• PROBLEM STATEMENT
Take the lines from the head of the listing through the one bearing "['2011.1', '2011.7', '2012.1', '2012.7', '2013.1', '2013.7'];" and copy them exactly, leaving every picture out.

-- Start --

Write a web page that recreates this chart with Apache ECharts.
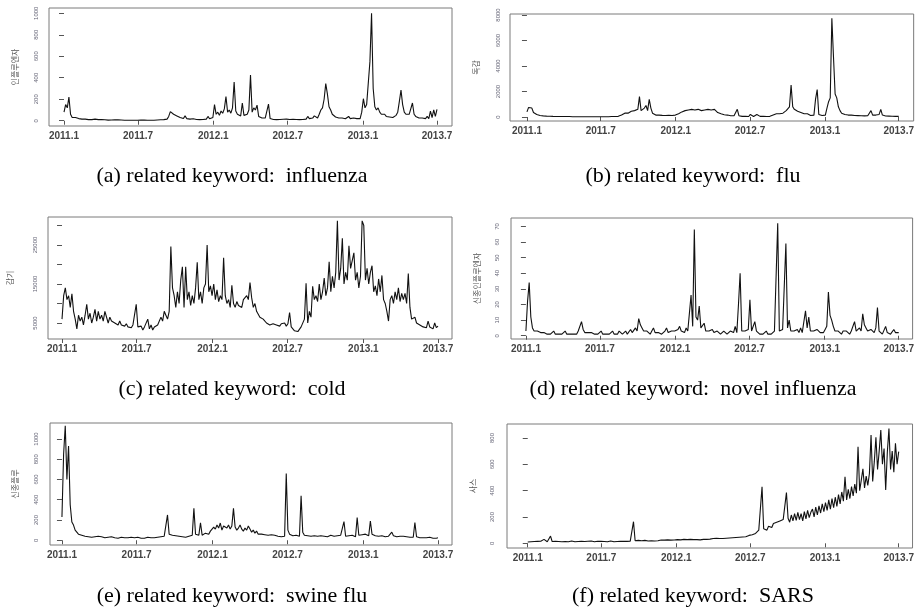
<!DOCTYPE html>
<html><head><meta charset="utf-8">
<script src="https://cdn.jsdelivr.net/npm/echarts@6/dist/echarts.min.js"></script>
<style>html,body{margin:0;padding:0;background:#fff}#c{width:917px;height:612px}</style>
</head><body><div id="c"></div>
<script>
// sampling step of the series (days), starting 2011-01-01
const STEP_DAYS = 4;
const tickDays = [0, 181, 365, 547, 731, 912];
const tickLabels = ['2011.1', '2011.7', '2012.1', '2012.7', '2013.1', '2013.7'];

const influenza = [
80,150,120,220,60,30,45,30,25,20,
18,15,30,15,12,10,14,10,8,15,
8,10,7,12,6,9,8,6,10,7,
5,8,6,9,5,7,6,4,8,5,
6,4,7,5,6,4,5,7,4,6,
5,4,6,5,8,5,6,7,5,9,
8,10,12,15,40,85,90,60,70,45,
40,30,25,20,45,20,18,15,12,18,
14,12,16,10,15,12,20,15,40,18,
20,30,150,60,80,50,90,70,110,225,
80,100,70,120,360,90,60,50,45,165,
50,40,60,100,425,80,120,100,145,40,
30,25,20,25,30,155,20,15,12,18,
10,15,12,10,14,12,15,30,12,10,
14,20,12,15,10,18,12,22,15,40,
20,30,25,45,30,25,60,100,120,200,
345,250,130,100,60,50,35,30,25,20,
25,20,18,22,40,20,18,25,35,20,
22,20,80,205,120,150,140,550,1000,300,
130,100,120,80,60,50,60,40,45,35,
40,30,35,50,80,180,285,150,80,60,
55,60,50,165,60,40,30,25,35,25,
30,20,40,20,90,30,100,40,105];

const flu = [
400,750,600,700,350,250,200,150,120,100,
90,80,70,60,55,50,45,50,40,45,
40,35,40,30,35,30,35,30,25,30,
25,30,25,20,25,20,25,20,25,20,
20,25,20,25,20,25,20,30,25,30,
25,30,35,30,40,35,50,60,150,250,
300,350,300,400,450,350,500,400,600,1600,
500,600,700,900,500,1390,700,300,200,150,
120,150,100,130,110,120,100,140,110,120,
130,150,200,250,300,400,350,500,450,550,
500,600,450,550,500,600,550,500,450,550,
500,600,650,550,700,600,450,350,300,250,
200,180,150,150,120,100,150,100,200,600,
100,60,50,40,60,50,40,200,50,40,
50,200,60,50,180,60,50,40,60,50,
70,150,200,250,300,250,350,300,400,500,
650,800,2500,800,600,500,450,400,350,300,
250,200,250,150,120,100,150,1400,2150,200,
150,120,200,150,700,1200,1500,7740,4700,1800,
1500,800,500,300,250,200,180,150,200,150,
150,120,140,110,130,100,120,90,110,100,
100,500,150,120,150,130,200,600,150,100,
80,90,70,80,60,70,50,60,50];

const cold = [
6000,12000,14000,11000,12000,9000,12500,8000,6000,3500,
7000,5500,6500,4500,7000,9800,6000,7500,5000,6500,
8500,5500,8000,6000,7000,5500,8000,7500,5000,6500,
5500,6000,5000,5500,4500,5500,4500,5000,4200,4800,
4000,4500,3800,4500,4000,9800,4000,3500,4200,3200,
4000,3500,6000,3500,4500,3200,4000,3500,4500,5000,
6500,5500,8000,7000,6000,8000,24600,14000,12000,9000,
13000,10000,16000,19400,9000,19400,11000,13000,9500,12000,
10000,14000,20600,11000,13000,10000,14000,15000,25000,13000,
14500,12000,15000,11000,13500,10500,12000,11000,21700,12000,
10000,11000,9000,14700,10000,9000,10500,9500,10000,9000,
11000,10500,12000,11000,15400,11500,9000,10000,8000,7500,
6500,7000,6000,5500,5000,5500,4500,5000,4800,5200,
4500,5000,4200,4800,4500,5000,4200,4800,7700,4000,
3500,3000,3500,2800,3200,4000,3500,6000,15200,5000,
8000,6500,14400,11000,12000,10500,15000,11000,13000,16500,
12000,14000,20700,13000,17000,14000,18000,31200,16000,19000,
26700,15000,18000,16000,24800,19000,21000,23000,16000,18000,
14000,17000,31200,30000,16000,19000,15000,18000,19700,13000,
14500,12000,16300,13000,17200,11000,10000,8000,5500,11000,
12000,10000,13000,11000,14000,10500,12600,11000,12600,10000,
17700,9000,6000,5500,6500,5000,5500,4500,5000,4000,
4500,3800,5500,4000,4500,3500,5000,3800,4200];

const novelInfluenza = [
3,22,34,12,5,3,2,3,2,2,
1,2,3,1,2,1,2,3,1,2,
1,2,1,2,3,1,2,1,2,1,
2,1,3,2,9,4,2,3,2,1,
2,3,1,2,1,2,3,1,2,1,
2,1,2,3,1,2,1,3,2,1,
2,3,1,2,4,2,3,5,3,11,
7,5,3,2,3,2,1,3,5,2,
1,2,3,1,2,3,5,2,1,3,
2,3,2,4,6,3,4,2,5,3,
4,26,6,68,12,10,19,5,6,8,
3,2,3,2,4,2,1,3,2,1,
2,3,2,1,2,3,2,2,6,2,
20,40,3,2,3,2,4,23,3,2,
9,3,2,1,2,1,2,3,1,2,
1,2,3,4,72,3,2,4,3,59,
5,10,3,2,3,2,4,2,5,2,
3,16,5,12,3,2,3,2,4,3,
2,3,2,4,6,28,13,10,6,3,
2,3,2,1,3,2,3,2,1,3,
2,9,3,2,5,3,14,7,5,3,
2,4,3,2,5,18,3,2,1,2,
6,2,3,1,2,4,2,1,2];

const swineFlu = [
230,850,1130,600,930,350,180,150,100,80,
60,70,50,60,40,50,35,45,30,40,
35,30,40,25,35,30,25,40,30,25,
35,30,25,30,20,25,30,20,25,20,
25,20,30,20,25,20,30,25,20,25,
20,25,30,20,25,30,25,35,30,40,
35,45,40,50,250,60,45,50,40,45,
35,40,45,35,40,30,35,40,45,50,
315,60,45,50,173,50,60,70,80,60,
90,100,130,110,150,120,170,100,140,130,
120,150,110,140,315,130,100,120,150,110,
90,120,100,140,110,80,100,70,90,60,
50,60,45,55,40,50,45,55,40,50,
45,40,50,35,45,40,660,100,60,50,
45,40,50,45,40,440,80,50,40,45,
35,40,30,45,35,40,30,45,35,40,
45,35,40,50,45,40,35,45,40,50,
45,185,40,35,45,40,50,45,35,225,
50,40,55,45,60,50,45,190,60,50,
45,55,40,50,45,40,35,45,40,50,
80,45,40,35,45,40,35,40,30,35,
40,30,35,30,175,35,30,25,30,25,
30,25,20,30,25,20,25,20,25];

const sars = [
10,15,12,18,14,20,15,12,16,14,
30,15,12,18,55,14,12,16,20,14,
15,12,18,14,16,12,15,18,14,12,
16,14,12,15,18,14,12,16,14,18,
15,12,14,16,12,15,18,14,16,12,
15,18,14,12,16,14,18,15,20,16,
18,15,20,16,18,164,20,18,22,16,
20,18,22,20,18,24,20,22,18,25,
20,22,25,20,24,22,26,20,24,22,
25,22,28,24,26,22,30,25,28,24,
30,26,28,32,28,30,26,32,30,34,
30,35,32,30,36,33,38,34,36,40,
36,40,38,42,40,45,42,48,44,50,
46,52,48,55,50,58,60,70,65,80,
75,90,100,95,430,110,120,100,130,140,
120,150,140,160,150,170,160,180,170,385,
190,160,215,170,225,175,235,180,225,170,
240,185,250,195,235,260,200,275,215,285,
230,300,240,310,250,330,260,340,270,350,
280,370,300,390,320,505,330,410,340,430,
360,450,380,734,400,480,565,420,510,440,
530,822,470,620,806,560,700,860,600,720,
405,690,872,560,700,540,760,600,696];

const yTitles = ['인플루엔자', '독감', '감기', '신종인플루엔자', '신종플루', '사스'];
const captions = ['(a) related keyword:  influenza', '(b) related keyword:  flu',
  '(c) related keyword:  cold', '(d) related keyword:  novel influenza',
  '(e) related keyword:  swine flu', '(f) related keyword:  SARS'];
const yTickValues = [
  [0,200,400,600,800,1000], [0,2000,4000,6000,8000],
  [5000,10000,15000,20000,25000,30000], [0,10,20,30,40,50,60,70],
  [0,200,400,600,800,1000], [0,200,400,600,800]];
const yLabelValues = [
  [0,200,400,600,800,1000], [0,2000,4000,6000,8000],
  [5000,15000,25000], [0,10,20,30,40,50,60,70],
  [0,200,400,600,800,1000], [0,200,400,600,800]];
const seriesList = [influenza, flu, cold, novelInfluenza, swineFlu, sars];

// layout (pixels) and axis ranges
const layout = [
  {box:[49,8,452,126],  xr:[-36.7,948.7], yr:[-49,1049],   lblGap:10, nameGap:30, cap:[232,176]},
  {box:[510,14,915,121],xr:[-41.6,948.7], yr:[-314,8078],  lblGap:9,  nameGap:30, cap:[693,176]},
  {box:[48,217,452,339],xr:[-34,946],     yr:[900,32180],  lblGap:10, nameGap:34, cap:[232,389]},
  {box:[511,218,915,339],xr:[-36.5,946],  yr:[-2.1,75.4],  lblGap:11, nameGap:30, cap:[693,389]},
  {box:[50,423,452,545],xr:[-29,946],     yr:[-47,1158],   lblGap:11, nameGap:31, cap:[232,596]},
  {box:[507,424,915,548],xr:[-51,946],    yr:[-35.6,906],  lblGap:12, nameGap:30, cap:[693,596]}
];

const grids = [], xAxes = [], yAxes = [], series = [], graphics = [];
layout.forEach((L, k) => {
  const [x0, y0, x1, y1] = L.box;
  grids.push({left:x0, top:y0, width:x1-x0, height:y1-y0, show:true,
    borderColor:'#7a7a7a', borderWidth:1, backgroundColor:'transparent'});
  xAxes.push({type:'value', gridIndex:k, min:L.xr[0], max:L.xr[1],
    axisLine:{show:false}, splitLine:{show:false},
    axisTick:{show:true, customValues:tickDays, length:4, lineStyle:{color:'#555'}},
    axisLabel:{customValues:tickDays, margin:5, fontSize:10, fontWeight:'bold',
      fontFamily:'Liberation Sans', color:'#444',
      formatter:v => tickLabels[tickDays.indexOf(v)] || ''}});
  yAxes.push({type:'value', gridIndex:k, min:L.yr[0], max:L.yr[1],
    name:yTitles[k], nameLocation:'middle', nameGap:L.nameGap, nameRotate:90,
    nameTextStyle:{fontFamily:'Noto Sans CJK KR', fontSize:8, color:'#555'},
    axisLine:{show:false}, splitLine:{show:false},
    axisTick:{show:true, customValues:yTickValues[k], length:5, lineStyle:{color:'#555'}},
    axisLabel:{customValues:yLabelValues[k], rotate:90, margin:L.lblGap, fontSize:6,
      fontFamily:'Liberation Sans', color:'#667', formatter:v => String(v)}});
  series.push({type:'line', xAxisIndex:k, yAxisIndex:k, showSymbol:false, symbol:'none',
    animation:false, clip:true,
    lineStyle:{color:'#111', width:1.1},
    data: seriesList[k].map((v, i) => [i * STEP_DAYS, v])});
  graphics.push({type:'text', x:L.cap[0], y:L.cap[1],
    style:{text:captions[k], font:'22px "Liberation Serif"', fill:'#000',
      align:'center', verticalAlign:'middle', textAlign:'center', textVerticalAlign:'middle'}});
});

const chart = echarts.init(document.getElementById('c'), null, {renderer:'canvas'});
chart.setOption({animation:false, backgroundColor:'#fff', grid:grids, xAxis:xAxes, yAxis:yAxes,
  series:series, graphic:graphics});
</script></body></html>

-- End --

• WRITTEN RESPONSE
Write a web page that recreates this chart with Apache ECharts.
<!DOCTYPE html>
<html><head><meta charset="utf-8">
<script src="https://cdn.jsdelivr.net/npm/echarts@6/dist/echarts.min.js"></script>
<style>html,body{margin:0;padding:0;background:#fff}#c{width:917px;height:612px}</style>
</head><body><div id="c"></div>
<script>
// sampling step of the series (days), starting 2011-01-01
const STEP_DAYS = 4;
const tickDays = [0, 181, 365, 547, 731, 912];
const tickLabels = ['2011.1', '2011.7', '2012.1', '2012.7', '2013.1', '2013.7'];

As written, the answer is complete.